Published April 14, 2020|3 min read
The coronavirus crisis has many companies scrambling to conserve cash. Many are temporarily reducing how much they contribute to employee 401(k) plans.
If your company halts its contributions, what does this mean for you?
Employers do not have to match their employees' retirement contributions, though many of them do as a benefits perk. A recent study by Vanguard found that half of plans come with a company match.
During economic hardship, it may make financial sense for employers to temporarily halt retirement contributions before taking more serious measures, like reducing health benefits, said Dennis Nolte, certified financial planner and vice president of Seacoast Investment Services.
Your retirement savings can take a significant hit without an employer contribution. Employers offer to match an average of 4.3% of worker pay, based on the same Vanguard study. While that may not sound like much, it can add up over time, thanks to compound interest.
This isn’t a new tactic. Many U.S. employers cut back on 401(k) contributions during the 2008 recession, and reinstated them years later, said Nolte.
If you’re already contributing to a 401(k) plan, don’t stop. Take advantage of any extra cash flow you may have from not commuting and eating out to replace your company’s match.
“If your company suspended its employer match, and you have a stable job and feel confident that your company can weather the storm, you should continue to contribute to your 401(k),” said Melissa Brennan, certified financial planner at Vogel Financial Advisors.
If you’re undergoing financial hardship or want to pad your emergency savings, try reducing your contribution amount before stopping contributions altogether. For example, if you’re currently giving 10%, try scaling back contributions to 8% or 6% of your pay. While saving for retirement is important, so is addressing current financial needs.
Here’s how much you should be saving for retirement.
You may still be able to contribute to an individual retirement plan, either a Roth IRA or traditional IRA, said Jay Spector, certified financial planner and wealth advisor at Barton Spector Wealth Strategies. Compared to 401(k) accounts, IRAs often offer larger investment options and lower fees.
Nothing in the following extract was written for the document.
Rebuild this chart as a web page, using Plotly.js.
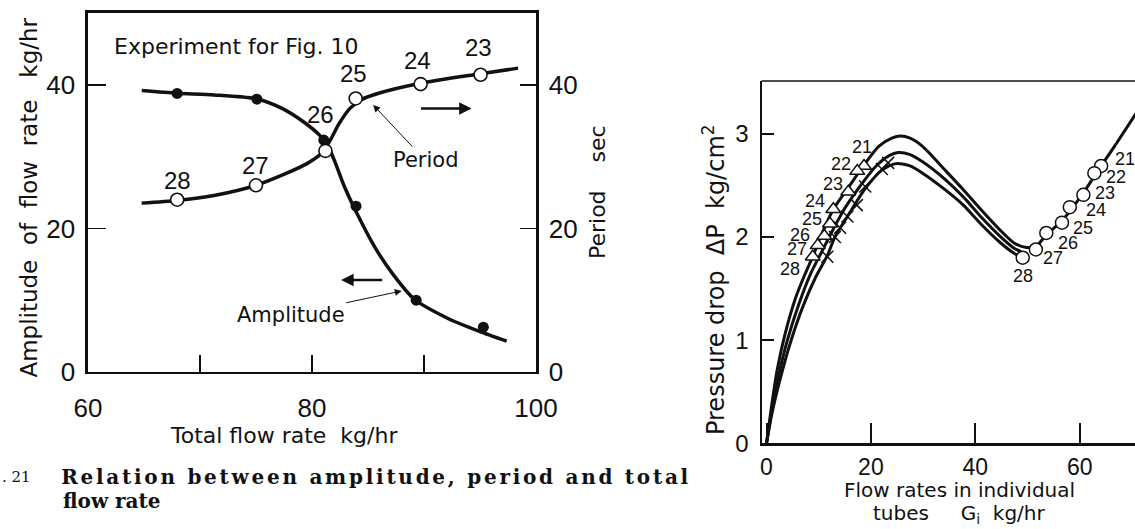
<!DOCTYPE html>
<html>
<head>
<meta charset="utf-8">
<script src="https://cdn.plot.ly/plotly-3.0.1.min.js"></script>
<style>
  html, body { margin: 0; padding: 0; background: #fff; overflow: hidden; }
  #chart { width: 1135px; height: 529px; }
</style>
</head>
<body>
<div id="chart"></div>
<script>
// ---- Left panel: amplitude and period against total flow rate ----
const ampFlow  = [67.96, 75.08, 81.05, 83.93, 89.3, 95.3];
const ampValue = [38.8, 38.0, 32.3, 23.1, 10.0, 6.25];
const ampCurveFlow  = [64.8, 67.96, 71.25, 75.08, 77.32, 79.23, 80.67, 81.47, 82.11, 82.91, 84.03, 85.62, 87.22, 89.14, 92.01, 94.89, 97.38];
const ampCurveValue = [39.2, 38.83, 38.59, 38.03, 36.72, 34.86, 32.99, 31.36, 29.02, 25.76, 22.03, 17.36, 13.63, 10.13, 7.56, 5.69, 4.29];

const periodRuns  = ['28', '27', '26', '25', '24', '23'];
const periodFlow  = [67.96, 75.0, 81.2, 83.9, 89.7, 95.05];
const periodValue = [24.0, 26.0, 30.8, 38.1, 40.1, 41.4];
const periodCurveFlow  = [64.79, 67.96, 71.25, 74.98, 77.64, 79.55, 80.83, 81.63, 82.43, 83.39, 84.35, 85.94, 89.71, 95.05, 98.4];
const periodCurveValue = [23.52, 23.89, 24.59, 25.99, 27.62, 29.02, 30.42, 32.29, 34.62, 36.72, 37.89, 38.82, 40.22, 41.53, 42.32];

const leftXTicks  = [60, 80, 100];
const leftXMinor  = [70, 90];
const leftYTicks  = [0, 20, 40];

// ---- Right panel: pressure drop against flow in individual tubes ----
const runIds = ['21', '22', '23', '24', '25', '26', '27', '28'];
const triFlow  = [18.68, 17.39, 15.67, 12.80, 12.16, 11.07, 9.81, 8.85];
const triDrop  = [2.69, 2.64, 2.44, 2.27, 2.13, 2.01, 1.92, 1.81];
const crossFlow = [23.3, 22.1, 18.9, 17.3, 15.5, 14.1, 13.1, 11.65];
const crossDrop = [2.72, 2.66, 2.49, 2.31, 2.20, 2.09, 2.00, 1.81];
const circFlow = [64.1, 62.8, 60.7, 58.1, 56.6, 53.6, 51.6, 49.08];
const circDrop = [2.69, 2.62, 2.41, 2.29, 2.14, 2.04, 1.88, 1.80];

const upperFlow = [0, 0.8, 2, 3.5, 5.5, 7.2, 8.85, 10.5, 12.8, 15.67, 18.68, 21.5, 24, 25.7, 27.5, 29.9, 34.2, 37.7, 41.2, 44.7, 47.5, 49.8, 51.6, 53.6, 56.6, 60.7, 64.1, 66.4, 70.8];
const upperDrop = [0, 0.3, 0.7, 1.05, 1.4, 1.62, 1.81, 2.02, 2.27, 2.48, 2.7, 2.88, 2.96, 2.98, 2.96, 2.88, 2.65, 2.46, 2.26, 2.07, 1.94, 1.90, 1.91, 2.02, 2.16, 2.43, 2.69, 2.86, 3.2];
const middleFlow = [0, 0.9, 2.3, 4, 6.2, 8.5, 10.5, 12.5, 15, 18, 21, 23.5, 25.2, 27.5, 29.9, 34.2, 37.7, 41.2, 44.7, 47.5, 48.8];
const middleDrop = [0, 0.28, 0.65, 1.0, 1.35, 1.65, 1.85, 2.05, 2.28, 2.5, 2.69, 2.79, 2.82, 2.80, 2.73, 2.56, 2.39, 2.19, 2.01, 1.89, 1.86];
const lowerFlow = [0, 1, 2.6, 4.6, 7, 9.5, 11.65, 13.1, 15.5, 18.9, 22.1, 24.5, 26, 27.5, 29.9, 34.2, 37.7, 41.2, 44.7, 47.5, 49.1];
const lowerDrop = [0, 0.28, 0.62, 0.98, 1.33, 1.62, 1.82, 2.0, 2.2, 2.47, 2.65, 2.71, 2.71, 2.69, 2.62, 2.46, 2.31, 2.12, 1.95, 1.84, 1.80];

const rightXTicks = [0, 20, 40, 60];
const rightYTicks = [0, 1, 2, 3];

// ---- styling ----
const INK = '#111';
const SANS = 'DejaVu Sans, sans-serif';
const NUM = 'Liberation Sans, Arial, sans-serif';
const SERIF = 'DejaVu Serif, serif';

const curve = (x, y, xa, ya, w) => ({
  x, y, xaxis: xa, yaxis: ya, type: 'scatter', mode: 'lines', hoverinfo: 'skip',
  line: { color: INK, width: w, shape: 'spline', smoothing: 0.7 }, showlegend: false
});

const traces = [
  curve(ampCurveFlow, ampCurveValue, 'x', 'y', 3.5),
  curve(periodCurveFlow, periodCurveValue, 'x', 'y2', 3.5),
  { x: ampFlow, y: ampValue, xaxis: 'x', yaxis: 'y', type: 'scatter', mode: 'markers', showlegend: false,
    marker: { symbol: 'circle', size: 11, color: INK } },
  { x: periodFlow, y: periodValue, xaxis: 'x', yaxis: 'y2', type: 'scatter', mode: 'markers', showlegend: false,
    marker: { symbol: 'circle', size: 13, color: '#fff', line: { color: INK, width: 1.6 } } },
  curve(upperFlow, upperDrop, 'x2', 'y3', 3),
  curve(middleFlow, middleDrop, 'x2', 'y3', 3),
  curve(lowerFlow, lowerDrop, 'x2', 'y3', 3),
  { x: crossFlow, y: crossDrop, xaxis: 'x2', yaxis: 'y3', type: 'scatter', mode: 'markers', showlegend: false,
    marker: { symbol: 'x-thin-open', size: 12, color: INK, line: { color: INK, width: 1.5 } } },
  { x: triFlow, y: triDrop, xaxis: 'x2', yaxis: 'y3', type: 'scatter', mode: 'markers', showlegend: false,
    marker: { symbol: 'triangle-up', size: 13, color: '#fff', line: { color: INK, width: 1.5 } } },
  { x: circFlow, y: circDrop, xaxis: 'x2', yaxis: 'y3', type: 'scatter', mode: 'markers', showlegend: false,
    marker: { symbol: 'circle', size: 13, color: '#fff', line: { color: INK, width: 1.5 } } }
];

// point labels, offset in pixels from each marker
const periodLabelShift = [[0, 19], [0, 20], [-5, 36], [-2, 25], [-3, 24], [-2, 27]];
const triLabelShift = [[-2, 19], [-16, 7], [-15, 8], [-18, 8], [-18, 5], [-24, 1], [-21, -4], [-23, -12]];
const circLabelShift = [[24, 7], [22, -4], [22, 2], [26, -3], [21, -5], [22, -10], [17, -9], [0, -18]];

const annotations = [];
const pointLabel = (text, x, y, xr, yr, sh, size) => annotations.push({
  text, x, y, xref: xr, yref: yr, showarrow: false, xshift: sh[0], yshift: sh[1],
  xanchor: 'center', yanchor: 'middle',
  font: { family: NUM, size, color: INK }
});
periodRuns.forEach((r, i) => pointLabel(r, periodFlow[i], periodValue[i], 'x', 'y2', periodLabelShift[i], 24));
runIds.forEach((r, i) => pointLabel(r, triFlow[i], triDrop[i], 'x2', 'y3', triLabelShift[i], 18));
runIds.forEach((r, i) => pointLabel(r, circFlow[i], circDrop[i], 'x2', 'y3', circLabelShift[i], 18));

const note = (text, x, y, xr, yr, size, extra) => annotations.push(Object.assign({
  text, x, y, xref: xr, yref: yr, showarrow: false, xanchor: 'center', yanchor: 'middle',
  font: { family: SANS, size, color: INK }
}, extra || {}));

note('Experiment for Fig. 10', 0.0987, 0.9117, 'paper', 'paper', 22, { xanchor: 'left' });

// curve names with thin leader arrows pointing at their curve
const leader = (text, hx, hy, tx, ty) => annotations.push({
  text, x: hx, y: hy, ax: tx, ay: ty, xref: 'x', yref: 'y', axref: 'x', ayref: 'y',
  showarrow: true, arrowhead: 2, arrowsize: 1.4, arrowwidth: 1, arrowcolor: INK,
  font: { family: SANS, size: 21, color: INK }
});
leader('Period', 85.46, 37.2, 90.1, 29.5);
leader('Amplitude', 88.02, 11.29, 78.1, 8.0);

// heavy arrows telling which axis each curve belongs to
const pointer = (hx, hy, tx, ty) => annotations.push({
  text: '', x: hx, y: hy, ax: tx, ay: ty, xref: 'x', yref: 'y', axref: 'x', ayref: 'y',
  showarrow: true, arrowhead: 2, arrowsize: 1, arrowwidth: 2.5, arrowcolor: INK
});
pointer(94.25, 36.7, 89.6, 36.7);
pointer(82.6, 12.8, 86.4, 12.8);

// axis titles
note('Amplitude\u00a0 of\u00a0 flow\u00a0 rate\u00a0\u00a0 kg/hr', 0.0252, 0.6257, 'paper', 'paper', 23, { textangle: -90 });
note('Period\u00a0\u00a0\u00a0\u00a0sec', 0.526, 0.637, 'paper', 'paper', 22, { textangle: -90 });
note('Total flow rate\u00a0\u00a0kg/hr', 0.2502, 0.176, 'paper', 'paper', 22);
note('Pressure drop\u00a0\u00a0ΔP\u00a0\u00a0kg/cm<sup>2</sup>', 0.6291, 0.4707, 'paper', 'paper', 24, { textangle: -90 });
note('Flow rates in individual', 0.845, 0.0737, 'paper', 'paper', 20);
note('tubes\u00a0\u00a0\u00a0\u00a0\u00a0G<sub>i</sub>\u00a0\u00a0kg/hr', 0.845, 0.0284, 'paper', 'paper', 20);

// caption (first line is set justified across the column)
annotations.push({ text: '. 21', x: 0, y: 0.0983, xref: 'paper', yref: 'paper', xanchor: 'left', yanchor: 'middle',
  showarrow: false, font: { family: SERIF, size: 15, color: INK } });
annotations.push({ text: 'Relation between amplitude, period and total', x: 374.5 / 1135, y: 0.0983,
  xref: 'paper', yref: 'paper', xanchor: 'center', yanchor: 'middle', showarrow: false,
  font: { family: SERIF, size: 20, color: INK, weight: 'bold' } });
annotations.push({ text: 'flow rate', x: 0.0537, y: 0.0529,
  xref: 'paper', yref: 'paper', xanchor: 'left', yanchor: 'middle', showarrow: false,
  font: { family: SERIF, size: 20, color: INK, weight: 'bold' } });

const axisBase = {
  showgrid: false, zeroline: false, showline: true, linecolor: INK, ticks: 'inside',
  tickcolor: INK, fixedrange: true
};

const layout = {
  width: 1135, height: 529, autosize: false,
  margin: { l: 0, r: 0, t: 0, b: 0 },
  paper_bgcolor: '#fff', plot_bgcolor: 'rgba(0,0,0,0)',
  showlegend: false,
  xaxis: Object.assign({}, axisBase, {
    domain: [0.07753, 0.47225], range: [60, 100], anchor: 'y',
    tickvals: leftXTicks, ticktext: leftXTicks.map(String), ticklen: 17, tickwidth: 1.5,
    minor: { tickvals: leftXMinor, ticks: 'inside', ticklen: 17, tickwidth: 1.5, tickcolor: INK, showgrid: false },
    linewidth: 2.5, mirror: true, ticklabelstandoff: 11,
    tickfont: { family: NUM, size: 26, color: INK }
  }),
  yaxis: Object.assign({}, axisBase, {
    domain: [0.29679, 0.97543], range: [0, 50], anchor: 'x',
    tickvals: leftYTicks, ticktext: leftYTicks.map(String), ticklen: 18, tickwidth: 1.5,
    linewidth: 2.5, ticklabelstandoff: 5,
    tickfont: { family: NUM, size: 26, color: INK }
  }),
  yaxis2: Object.assign({}, axisBase, {
    overlaying: 'y', side: 'right', range: [0, 50], anchor: 'x',
    tickvals: leftYTicks, ticktext: leftYTicks.map(String), ticklen: 16, tickwidth: 1.5,
    linewidth: 2.5, ticklabelstandoff: 5,
    tickfont: { family: NUM, size: 26, color: INK }
  }),
  xaxis2: Object.assign({}, axisBase, {
    domain: [0.67093, 1], range: [-0.96, 70.59], anchor: 'y3',
    tickvals: rightXTicks, ticktext: rightXTicks.map(String), ticklen: 20, tickwidth: 2,
    linewidth: 3, ticklabelstandoff: 1,
    tickfont: { family: NUM, size: 23, color: INK }
  }),
  yaxis3: Object.assign({}, axisBase, {
    domain: [0.1620, 0.8469], range: [0, 3.514], anchor: 'x2',
    tickvals: rightYTicks, ticktext: rightYTicks.map(String), ticklen: 12, tickwidth: 1.5,
    linewidth: 2, ticklabelstandoff: 6,
    tickfont: { family: NUM, size: 24, color: INK }
  }),
  shapes: [
    { type: 'line', xref: 'paper', yref: 'paper', x0: 0.67093, x1: 1, y0: 0.8469, y1: 0.8469,
      line: { color: INK, width: 1.5 } }
  ],
  annotations
};

Plotly.newPlot('chart', traces, layout, { staticPlot: true, displayModeBar: false }).then(gd => {
  // spread the first caption line to the full column width (61px .. 688px)
  gd.querySelectorAll('text.annotation-text').forEach(t => {
    if (t.textContent.indexOf('Relation') === 0) {
      t.setAttribute('textLength', '627');
      t.setAttribute('lengthAdjust', 'spacing');
    }
  });
});
</script>
</body>
</html>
“You will be much better off in the long run by continuing to invest through an IRA,” he said.
Using an IRA may also lower your taxable income. The IRS has pushed the IRA contribution deadline (as well as the tax filing deadline) to July 15, giving taxpayers an extra 90 days to make a contribution and potentially claim a deduction on your 2019 tax return.
Another option? Using a brokerage account to invest on your own. You won’t get the tax deferral benefits of a 401(k) or IRA with a brokerage account, but it’s a good option to put away some post-tax dollars. You can purchase several types of investments through brokerage accounts including stocks, bonds, mutual funds and even certificates of deposit.
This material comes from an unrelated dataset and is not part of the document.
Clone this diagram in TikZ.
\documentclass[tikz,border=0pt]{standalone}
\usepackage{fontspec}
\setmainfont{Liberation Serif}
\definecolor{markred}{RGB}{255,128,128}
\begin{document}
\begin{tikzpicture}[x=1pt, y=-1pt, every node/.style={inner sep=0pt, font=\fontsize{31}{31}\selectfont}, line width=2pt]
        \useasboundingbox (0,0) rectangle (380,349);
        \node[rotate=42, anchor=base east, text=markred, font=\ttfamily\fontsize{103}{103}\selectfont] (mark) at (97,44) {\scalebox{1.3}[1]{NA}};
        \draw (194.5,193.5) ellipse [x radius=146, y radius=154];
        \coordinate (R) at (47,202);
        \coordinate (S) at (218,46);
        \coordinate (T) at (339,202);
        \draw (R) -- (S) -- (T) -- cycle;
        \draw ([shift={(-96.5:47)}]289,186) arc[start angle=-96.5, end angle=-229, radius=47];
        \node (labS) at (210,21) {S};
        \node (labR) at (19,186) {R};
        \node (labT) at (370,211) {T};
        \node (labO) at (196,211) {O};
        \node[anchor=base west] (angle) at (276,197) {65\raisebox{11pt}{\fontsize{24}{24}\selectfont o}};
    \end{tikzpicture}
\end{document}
The recent $2 trillion stimulus package allows employees to withdraw up to $100,000 from their retirement plan penalty-free. Investors can also take a 401(k) loan of up to $100,000.
But just because you can, doesn’t mean you should.
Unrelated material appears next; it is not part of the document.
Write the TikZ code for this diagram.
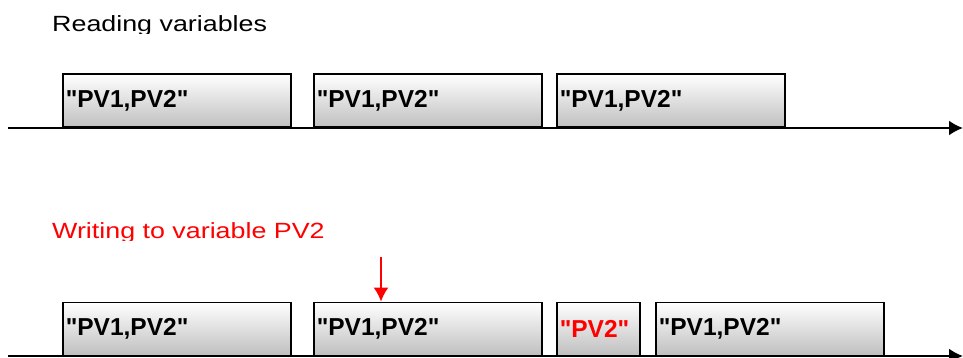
\documentclass[tikz,border=0pt]{standalone}
\usepackage{fontspec}
\setmainfont{Liberation Sans}[Ligatures=TeXOff]
\newfontfamily\titlefont[FakeStretch=1.22,Ligatures=TeXOff]{Liberation Sans}
\usetikzlibrary{arrows.meta}
\definecolor{alarmred}{RGB}{255,0,0}
\begin{document}
\begin{tikzpicture}[x=1pt,y=-1pt,
  frame/.style={draw, line width=1.5pt, top color=white, bottom color=black!25,
    anchor=south west, minimum height=53pt, inner xsep=3pt, inner ysep=0pt,
    align=left, font=\bfseries\fontsize{24.5}{24}\selectfont},
  timeaxis/.style={line width=2pt, -{Latex[length=14pt,width=15pt]}},
  caption/.style={anchor=base west, inner sep=0pt, font=\titlefont\fontsize{22}{22}\selectfont}]
\useasboundingbox (0,0) rectangle (963,358);

% reading: three identical frames on the time axis
\begin{scope}
  \clip (0,0) rectangle (500,34);
  \node[caption] (readcap) at (52,32) {Reading variables};
\end{scope}
\coordinate (ra0) at (8,128);
\coordinate (ra1) at (963,128);
\draw[timeaxis] (ra0) -- (ra1);
\node[frame, text width=222pt] (r1) at (62,128) {"PV1,PV2"};
\node[frame, text width=222pt] (r2) at (313,128) {"PV1,PV2"};
\node[frame, text width=222pt] (r3) at (556,128) {"PV1,PV2"};

% writing: the PV2 frame is inserted after the current cycle
\begin{scope}
  \clip (0,200) rectangle (500,240);
  \node[caption, text=alarmred] (writecap) at (52,238) {Writing to variable PV2};
\end{scope}
\coordinate (wa0) at (8,356);
\coordinate (wa1) at (963,356);
\draw[timeaxis] (wa0) -- (wa1);
\node[frame, text width=222pt] (w1) at (62,356) {"PV1,PV2"};
\node[frame, text width=222pt] (w2) at (313,356) {"PV1,PV2"};
\node[frame, text width=77pt, text=alarmred] (w3) at (556,356) {"PV2"};
\node[frame, text width=222pt] (w4) at (655,356) {"PV1,PV2"};

% write request
\coordinate (req) at (381,257);
\draw[alarmred, line width=1.5pt, -{Latex[length=14pt,width=15pt]}] (req) -- (req |- w2.north);
\end{tikzpicture}
\end{document}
Early retirement withdrawals diminish future retirement earnings, as they will no longer accrue value from compound interest, said Nolte.
Even withdrawing your money a few years earlier than planned could significantly reduce the future value of that money. So think hard before you shortchange your future retirement. Your retirement fund should be seen as a last resort after you’ve exhausted all other sources of savings.
“It’s a complicated answer,” said Nolte. “What is your income looking like this year if you’ve been laid off? How much other liquidity do you have? Ask yourself these questions before you withdraw.”